Can we get too much magnesium from walnuts?
Healthy people can’t get too much magnesium from walnuts. In fact, there hasn’t been established a maximum safe dose of magnesium for food. Only for dietary supplements. The kidneys eliminate excess amounts in the urine.
However, patients with impaired renal function or kidney failure can get too much magnesium from magnesium-rich foods, like walnuts. In certain diseases, the kidneys can’t remove excess amounts of magnesium.
Always consult your physician before changing your diet.
Other common foods high in magnesium
Magnesium is naturally found in animal and plant-based foods, as well as certain beverages.
Pumpkin seeds, chia seeds, almonds, and spinach are the richest common foods in magnesium. They provide 19-37% of the DV per serving!
Whole grains also have decent amounts of magnesium. Avoid refined grains, though. The removal of the nutrient-rich germ and bran substantially lowers their magnesium content.
Tap and bottled water can also be a good source of magnesium.

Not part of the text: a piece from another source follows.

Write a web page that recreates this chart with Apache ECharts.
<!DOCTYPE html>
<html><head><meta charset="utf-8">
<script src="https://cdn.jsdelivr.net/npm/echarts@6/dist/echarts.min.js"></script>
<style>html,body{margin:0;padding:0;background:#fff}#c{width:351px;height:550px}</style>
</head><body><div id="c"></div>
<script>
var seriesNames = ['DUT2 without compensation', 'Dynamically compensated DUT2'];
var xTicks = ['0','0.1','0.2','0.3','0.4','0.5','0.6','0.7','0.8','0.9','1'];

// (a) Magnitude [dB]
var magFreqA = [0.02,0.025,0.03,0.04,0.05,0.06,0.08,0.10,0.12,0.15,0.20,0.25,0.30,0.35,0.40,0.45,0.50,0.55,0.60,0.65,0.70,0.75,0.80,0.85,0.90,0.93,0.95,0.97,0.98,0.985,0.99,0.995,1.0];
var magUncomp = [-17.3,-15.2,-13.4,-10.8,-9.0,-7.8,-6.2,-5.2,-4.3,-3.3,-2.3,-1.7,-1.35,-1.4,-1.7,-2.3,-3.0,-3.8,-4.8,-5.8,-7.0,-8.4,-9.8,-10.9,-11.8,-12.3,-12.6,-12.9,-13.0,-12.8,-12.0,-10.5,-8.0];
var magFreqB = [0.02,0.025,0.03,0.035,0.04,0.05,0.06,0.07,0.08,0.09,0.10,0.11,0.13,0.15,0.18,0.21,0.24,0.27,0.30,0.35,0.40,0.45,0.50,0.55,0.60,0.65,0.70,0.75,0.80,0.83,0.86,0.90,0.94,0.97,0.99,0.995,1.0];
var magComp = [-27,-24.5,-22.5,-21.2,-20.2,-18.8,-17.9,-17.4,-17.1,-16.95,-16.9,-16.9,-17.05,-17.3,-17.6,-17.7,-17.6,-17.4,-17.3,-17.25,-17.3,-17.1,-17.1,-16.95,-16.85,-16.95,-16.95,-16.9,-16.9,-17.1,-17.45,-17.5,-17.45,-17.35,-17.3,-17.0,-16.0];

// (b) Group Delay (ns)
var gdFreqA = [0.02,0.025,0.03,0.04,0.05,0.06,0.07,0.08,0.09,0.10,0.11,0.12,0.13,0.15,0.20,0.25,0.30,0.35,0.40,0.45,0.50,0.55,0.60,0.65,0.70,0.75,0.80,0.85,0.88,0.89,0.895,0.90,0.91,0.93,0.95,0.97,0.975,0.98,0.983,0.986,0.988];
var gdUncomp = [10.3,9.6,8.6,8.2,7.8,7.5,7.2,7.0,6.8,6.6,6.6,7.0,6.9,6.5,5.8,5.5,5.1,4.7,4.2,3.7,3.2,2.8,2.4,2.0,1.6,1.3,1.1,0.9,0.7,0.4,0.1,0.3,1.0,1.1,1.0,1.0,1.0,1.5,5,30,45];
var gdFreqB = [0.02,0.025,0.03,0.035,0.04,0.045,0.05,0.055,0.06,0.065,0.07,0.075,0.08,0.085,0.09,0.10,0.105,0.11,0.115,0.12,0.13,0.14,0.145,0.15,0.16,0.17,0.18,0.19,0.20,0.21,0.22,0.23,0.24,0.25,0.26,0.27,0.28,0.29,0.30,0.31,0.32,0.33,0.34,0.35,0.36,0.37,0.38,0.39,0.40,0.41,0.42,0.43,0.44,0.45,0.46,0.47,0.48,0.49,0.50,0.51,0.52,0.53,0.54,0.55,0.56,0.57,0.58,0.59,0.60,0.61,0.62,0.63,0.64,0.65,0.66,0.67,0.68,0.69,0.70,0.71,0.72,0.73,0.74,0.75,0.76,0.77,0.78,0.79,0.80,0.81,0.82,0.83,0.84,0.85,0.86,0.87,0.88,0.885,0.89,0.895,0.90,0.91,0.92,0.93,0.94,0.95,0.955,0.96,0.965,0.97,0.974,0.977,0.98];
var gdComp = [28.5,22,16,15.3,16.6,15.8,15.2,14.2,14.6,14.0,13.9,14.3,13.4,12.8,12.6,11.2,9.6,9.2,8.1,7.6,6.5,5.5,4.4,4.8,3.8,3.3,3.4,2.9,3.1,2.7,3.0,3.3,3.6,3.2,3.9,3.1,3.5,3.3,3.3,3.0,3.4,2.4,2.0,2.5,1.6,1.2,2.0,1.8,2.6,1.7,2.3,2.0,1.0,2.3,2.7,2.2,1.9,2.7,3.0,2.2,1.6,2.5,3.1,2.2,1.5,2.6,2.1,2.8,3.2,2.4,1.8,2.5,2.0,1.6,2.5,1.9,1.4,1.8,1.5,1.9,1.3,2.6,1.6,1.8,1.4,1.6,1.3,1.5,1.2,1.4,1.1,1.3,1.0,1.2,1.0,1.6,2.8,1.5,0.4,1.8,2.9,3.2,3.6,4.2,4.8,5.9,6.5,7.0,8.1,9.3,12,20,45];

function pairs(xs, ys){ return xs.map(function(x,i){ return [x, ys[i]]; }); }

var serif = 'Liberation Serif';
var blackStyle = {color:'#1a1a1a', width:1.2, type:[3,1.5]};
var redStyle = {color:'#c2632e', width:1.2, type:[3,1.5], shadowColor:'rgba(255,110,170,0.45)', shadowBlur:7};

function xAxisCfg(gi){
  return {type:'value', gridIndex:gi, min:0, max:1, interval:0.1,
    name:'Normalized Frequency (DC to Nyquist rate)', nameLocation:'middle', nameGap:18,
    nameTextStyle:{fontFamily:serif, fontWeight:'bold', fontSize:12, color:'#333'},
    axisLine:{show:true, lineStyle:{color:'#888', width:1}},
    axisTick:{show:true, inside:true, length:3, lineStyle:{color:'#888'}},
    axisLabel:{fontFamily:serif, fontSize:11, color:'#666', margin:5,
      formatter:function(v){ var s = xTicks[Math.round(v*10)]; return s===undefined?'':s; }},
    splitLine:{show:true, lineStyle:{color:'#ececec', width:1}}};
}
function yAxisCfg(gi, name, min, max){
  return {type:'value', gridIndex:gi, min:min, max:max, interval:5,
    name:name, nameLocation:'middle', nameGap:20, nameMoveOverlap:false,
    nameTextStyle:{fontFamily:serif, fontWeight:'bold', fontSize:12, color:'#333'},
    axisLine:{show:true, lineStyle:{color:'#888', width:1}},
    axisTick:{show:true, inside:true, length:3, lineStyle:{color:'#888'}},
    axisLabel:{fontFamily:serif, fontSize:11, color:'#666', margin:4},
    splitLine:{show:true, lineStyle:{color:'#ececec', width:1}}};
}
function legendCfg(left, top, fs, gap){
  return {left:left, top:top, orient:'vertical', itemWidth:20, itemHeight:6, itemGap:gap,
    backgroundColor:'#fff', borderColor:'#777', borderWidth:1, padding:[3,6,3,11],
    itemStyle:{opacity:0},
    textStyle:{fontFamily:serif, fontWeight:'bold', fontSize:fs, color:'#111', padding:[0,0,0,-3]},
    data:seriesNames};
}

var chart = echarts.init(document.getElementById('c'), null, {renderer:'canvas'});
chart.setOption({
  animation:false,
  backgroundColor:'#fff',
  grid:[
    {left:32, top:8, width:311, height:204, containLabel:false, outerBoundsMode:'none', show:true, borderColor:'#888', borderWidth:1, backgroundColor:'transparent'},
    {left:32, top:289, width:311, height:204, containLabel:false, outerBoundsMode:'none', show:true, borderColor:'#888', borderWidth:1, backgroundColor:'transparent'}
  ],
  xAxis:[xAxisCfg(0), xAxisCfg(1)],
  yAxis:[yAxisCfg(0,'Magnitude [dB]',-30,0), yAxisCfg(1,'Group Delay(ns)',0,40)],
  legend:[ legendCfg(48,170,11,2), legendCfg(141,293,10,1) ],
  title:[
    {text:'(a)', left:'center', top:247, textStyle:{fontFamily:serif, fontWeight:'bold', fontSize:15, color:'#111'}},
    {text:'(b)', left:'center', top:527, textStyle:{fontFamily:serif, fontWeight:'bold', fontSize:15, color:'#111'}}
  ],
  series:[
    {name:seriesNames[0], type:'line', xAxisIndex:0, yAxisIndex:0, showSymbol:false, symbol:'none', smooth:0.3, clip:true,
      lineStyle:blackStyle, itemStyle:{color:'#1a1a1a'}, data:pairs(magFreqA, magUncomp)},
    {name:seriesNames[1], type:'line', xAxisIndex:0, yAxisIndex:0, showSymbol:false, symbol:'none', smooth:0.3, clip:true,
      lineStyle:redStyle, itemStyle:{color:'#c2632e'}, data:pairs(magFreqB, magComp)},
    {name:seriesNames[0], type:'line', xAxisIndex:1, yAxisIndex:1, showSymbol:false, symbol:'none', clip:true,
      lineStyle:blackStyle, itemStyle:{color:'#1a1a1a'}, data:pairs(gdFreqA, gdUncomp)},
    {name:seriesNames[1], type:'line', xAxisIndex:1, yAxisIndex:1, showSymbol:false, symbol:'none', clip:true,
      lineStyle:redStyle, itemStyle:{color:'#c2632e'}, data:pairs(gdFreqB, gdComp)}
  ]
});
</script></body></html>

Dietary surveys in the United States consistently show that many people consume less than the recommended daily intake of magnesium. But, following a well-balanced, plant-based diet can provide more than enough magnesium.
Recipe ideas with walnuts for increased magnesium intake
Incorporating walnuts into meals that include other magnesium-rich foods or foods that improve magnesium absorption could play a crucial role in total magnesium intake. Here are 9 easy and quick recipe ideas featuring walnuts:
- Walnut and spinach salad: Combine fresh spinach, walnuts, strawberries, and feta cheese. Drizzle with a balsamic vinaigrette.
- Greek yogurt parfait with walnuts: Layer Greek yogurt with walnuts, honey, and fresh berries for a magnesium-rich parfait.
- Walnut pesto pasta: Blend walnuts with basil, garlic, Parmesan, and olive oil to create a walnut pesto. Toss with whole-grain pasta and cherry tomatoes.
- Walnut-crusted chicken salad: Coat chicken strips with crushed walnuts and bake. Serve on a bed of mixed greens with a citrus dressing.
- Walnut and avocado wrap: Fill a whole-grain wrap with sliced avocado, walnuts, arugula, and grilled chicken or tofu.
- Quinoa and walnut stuffed bell peppers: Mix quinoa, black beans, corn, and walnuts. Stuff the mixture into bell peppers and bake.
- Walnut-crusted tofu stir-fry: Coat tofu cubes with crushed walnuts and stir-fry with broccoli, bell peppers, and snap peas. Serve over brown rice.
- Walnut and mushroom stuffed acorn squash: Roast acorn squash halves filled with a mixture of sautéed mushrooms, quinoa, and walnuts.
- Walnut-crusted veggie burger: Coat veggie burger patties with crushed walnuts and serve on a whole-grain bun with your favorite toppings.
Health benefits of magnesium
Magnesium is vital for good health. It’s the 4th most abundant mineral in the body. It acts as a cofactor for more than 300 enzymes and plays a key role in DNA synthesis!
Magnesium is involved in energy production, glycemic control, protein synthesis, myocardial contraction, blood pressure regulation, nerve transmission, muscle contraction, and muscular relaxation.
Also, magnesium plays a key role in bone development and mineralization. It’s essential for the metabolism and activation of vitamin D, which helps regulate calcium and phosphate homeostasis to influence the growth and maintenance of bones. Thus, adequate magnesium intake decreases the risk of osteoporosis.
Furthermore, magnesium is necessary for the synthesis of glutathione, which is a powerful antioxidant. Thus, it helps the body fight oxidative stress.